Well, that's not the bad part. The bad part is I tried to blame the infection on them, and told them that I believed it was a blood infection because of the way my IV was handled. :(

I still stand by this, though. First of all, the way my IV was secured wasn't very clean. Just tape slapped on it, and when I started to sweat in labor and it got loose and smelly underneath, they just slapped more tape on top of it. By the time I got sick, I'd had this IV for 48 hours. It stank to high heaven. AND the thing that really made me mad was that I saw several of my nurses giving me IV meds without swabbing the ports with alcohol. This happened in both L&D and postpartum. I would have said something sooner, but I didn't want to be an annoying "nurse patient" so I just figured I'd let it go, that it wasn't a central line anyways, and that my immune system was fine so I was probably going to be just fine.

But when you're in a hospital bed with a fever that high, you lose all sense of professional courtesy.

I felt horrible afterwards for "blaming" the staff nurses for my infection.
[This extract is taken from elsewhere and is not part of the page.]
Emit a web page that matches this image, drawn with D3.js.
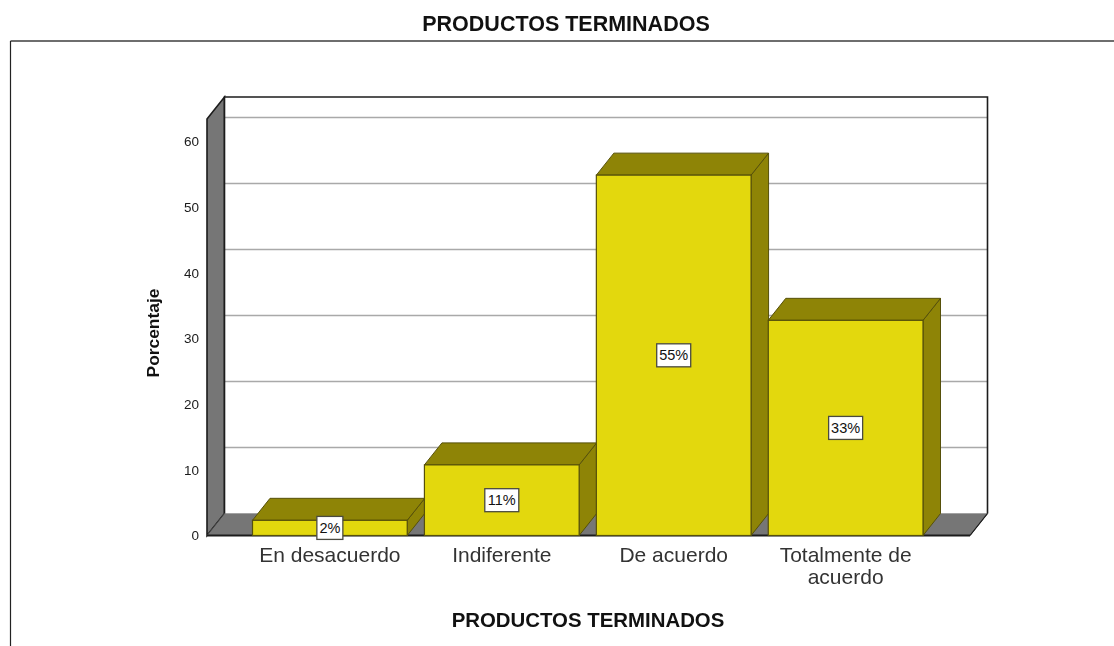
<!DOCTYPE html>
<html><head><meta charset="utf-8">
<script src="https://cdn.jsdelivr.net/npm/d3@7/dist/d3.min.js"></script>
<style>html,body{margin:0;padding:0;background:#fff}svg{display:block;filter:blur(0.35px)}text{font-family:"Liberation Sans",Arial,sans-serif;fill:#111}</style>
</head><body><svg id="c" width="1114" height="646"></svg>
<script>
const categories = ["En desacuerdo","Indiferente","De acuerdo","Totalmente de acuerdo"];
const values = [2.3,10.7,54.6,32.6];
const valueLabels = ["2%","11%","55%","33%"];
const yTicks = [0,10,20,30,40,50,60];
const chartTitle = "PRODUCTOS TERMINADOS";
const xTitle = "PRODUCTOS TERMINADOS";
const yTitle = "Porcentaje";

const svg = d3.select("#c");
const dx = 17.5, dy = -22;
const y = d3.scaleLinear().domain([0,60]).range([535.5,139.5]);
const yLabels = d3.scaleLinear().domain([0,60]).range([535.5,141.5]);
const yTopFront = 119, frontLeft = 207, frontRight = 970;
const x = d3.scaleBand().domain(categories).range([252.5,923]).paddingInner(0.1).paddingOuter(0);
const bw = x.bandwidth();
const line = d3.line();
const yellow="#e3d80d", olive="#8e8406", edge="#56500a", wall="#767676", dark="#1c1c1c";

// outer frame
svg.append("path").attr("d",line([[10.5,41],[1114,41]])).attr("fill","none").attr("stroke","#6e6e6e").attr("stroke-width",2);
svg.append("path").attr("d",line([[10.5,41],[10.5,646]])).attr("fill","none").attr("stroke","#222").attr("stroke-width",1.2);

// walls
svg.append("path").attr("d",line([[frontLeft,yTopFront],[frontLeft+dx,yTopFront+dy],[frontLeft+dx,y(0)+dy],[frontLeft,y(0)]])+"Z").attr("fill",wall).attr("stroke",dark).attr("stroke-width",1.6);
svg.append("path").attr("d",line([[frontLeft,y(0)],[frontLeft+dx,y(0)+dy],[frontRight+dx,y(0)+dy],[frontRight,y(0)]])+"Z").attr("fill",wall).attr("stroke","#444").attr("stroke-width",1);
svg.append("rect").attr("x",frontLeft+dx).attr("y",yTopFront+dy).attr("width",frontRight-frontLeft).attr("height",y(0)-yTopFront).attr("fill","#fff");

// gridlines on back wall
svg.append("g").selectAll("line").data(yTicks.slice(1)).join("line")
 .attr("x1",frontLeft+dx).attr("x2",frontRight+dx)
 .attr("y1",d=>y(d)+dy).attr("y2",d=>y(d)+dy)
 .attr("stroke","#a9a9a9").attr("stroke-width",1.6);

// back wall outline
svg.append("path").attr("d",line([[frontLeft+dx,y(0)+dy],[frontLeft+dx,yTopFront+dy],[frontRight+dx,yTopFront+dy],[frontRight+dx,y(0)+dy]])).attr("fill","none").attr("stroke",dark).attr("stroke-width",1.6);
svg.append("path").attr("d",line([[frontRight+dx,y(0)+dy],[frontRight,y(0)]])).attr("fill","none").attr("stroke",dark).attr("stroke-width",1.2);
svg.append("path").attr("d",line([[frontLeft,y(0)],[frontRight,y(0)]])).attr("fill","none").attr("stroke",dark).attr("stroke-width",1.8);

// bars
const bars = svg.append("g").selectAll("g").data(categories).join("g");
bars.each(function(c,i){
  const g=d3.select(this), x0=x(c), x1=x0+bw, t=y(values[i]), b=y(0);
  g.append("path").attr("d",line([[x1,t],[x1+dx,t+dy],[x1+dx,b+dy],[x1,b]])+"Z").attr("fill",olive).attr("stroke",edge).attr("stroke-width",1);
  g.append("path").attr("d",line([[x0,t],[x0+dx,t+dy],[x1+dx,t+dy],[x1,t]])+"Z").attr("fill",olive).attr("stroke",edge).attr("stroke-width",1);
  g.append("rect").attr("x",x0).attr("y",t).attr("width",bw).attr("height",b-t).attr("fill",yellow).attr("stroke",edge).attr("stroke-width",1.2);
});
// value labels
const lab = svg.append("g").selectAll("g").data(categories).join("g")
 .attr("transform",(c,i)=>`translate(${x(c)+bw/2},${(y(values[i])+y(0))/2})`);
lab.append("rect").attr("x",(c,i)=>i==0?-13:-17).attr("y",-11.5).attr("width",(c,i)=>i==0?26:34).attr("height",23)
 .attr("fill","#fff").attr("stroke","#4a4a40").attr("stroke-width",1.3);
lab.append("text").attr("text-anchor","middle").attr("dy",5).attr("font-size",14.5).text((c,i)=>valueLabels[i]);

// y axis labels
const yAxis = svg.append("g").attr("transform",`translate(${frontLeft},0)`).call(d3.axisLeft(yLabels).tickValues(yTicks).tickSize(0).tickPadding(8));
yAxis.select(".domain").remove();
yAxis.selectAll("text").attr("font-size",13.5).style("font-family",'"Liberation Sans",Arial,sans-serif').style("fill","#1a1a1a");

// x axis labels
const xLab = svg.append("g").selectAll("text").data(categories).join("text")
 .attr("text-anchor","middle").attr("font-size",21).style("fill","#333");
xLab.each(function(c){
  const t=d3.select(this), cx=x(c)+bw/2;
  const parts = c==="Totalmente de acuerdo" ? ["Totalmente de","acuerdo"] : [c];
  parts.forEach((p,k)=>t.append("tspan").attr("x",cx).attr("y",562+k*22).text(p));
});

// titles
svg.append("text").attr("x",566).attr("y",31).attr("text-anchor","middle").attr("font-size",21.5).attr("font-weight","bold").text(chartTitle);
svg.append("text").attr("x",588).attr("y",627).attr("text-anchor","middle").attr("font-size",20.4).attr("font-weight","bold").text(xTitle);
svg.append("text").attr("transform","translate(159,333) rotate(-90)").attr("text-anchor","middle").attr("font-size",17.4).attr("font-weight","bold").text(yTitle);
</script></body></html>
It wasn't anyone's fault. I wish I could have done something to smooth things over, but what can you do after an accusation like that?

Specializes in CCU, SICU, CVSICU, Precepting & Teaching.

i've taken care of lots of nurses, doctors, respiratory therapists, x-ray techs and pharmacists. usually no problem, although there were a few i could cheerfully have strangled! (namely the md who was a new diabetic when i was a student -- i had to demonstrate patient teaching on him to my instructor. i was supposed to be teaching him to inject himself with insulin. he was a complete butt about it, and i was so sure i would fail that i was nearly in tears. my instructor instead gave me kudos for maintaining my cool in a tough situation!)

i've even taken care of some health care professionals i've worked with -- the husband of the nursing supervisor, a pharmacist i knew, coded on my shift, and ann stood in the back of the room during the entire code. it was one of those awful codes where nothing you do works, and finally ann made her way to the bedside, grabbed her husband's hand and said "this is enough. call it." then the physician got on a high horse and exclaimed that "no nursing supervisor was going to tell him when to call a code." i had already stopped pushing meds, and i said "when you get to the part about notifying the next of kin, she's right there," and gestured toward ann. probably not the most tactful way to phrase it, but ann appreciated it even if the physician didn't!

more recently, i've been the patient. i've also been the wife and the daughter of the patient. i won't speak for anyone else, but i'm too busy being the patient or the family member to want to critique my nursing care unless it's incredibly bad or incredibly good. (the nurse who told me that if dad were awake, he'd be overbreathing the vent when i asked for more sedation for my father whose bp soared 100 points whenever anyone touched or spoke to him. "do you think that might be the vecuronium drip?" i asked, before i thought to phrase it somewhat more tactfully. or the nurse who spent 20 minutes making sure i understood how to change my husband's dressing and that i had everything i'd need to change it before discharging us from the er 600 miles from home and 1200 miles from our destination.) i work in cardiac icu -- i really needed the teaching about my post-op care when i had spinal surgery, and hubby's ulcerative colitis wasn't a topic i could bypass teaching on either. dad's heart attack, though, was another story and i thank those nurses for just telling me what his ejection fraction and enzymes were rather than wanting to know why i was asking!

if your patient is a nurse, find out what area she/he works in. chances are they'll need just as much teaching as your other patients, only you can use the big words! if not, perhaps you can learn a thing or two!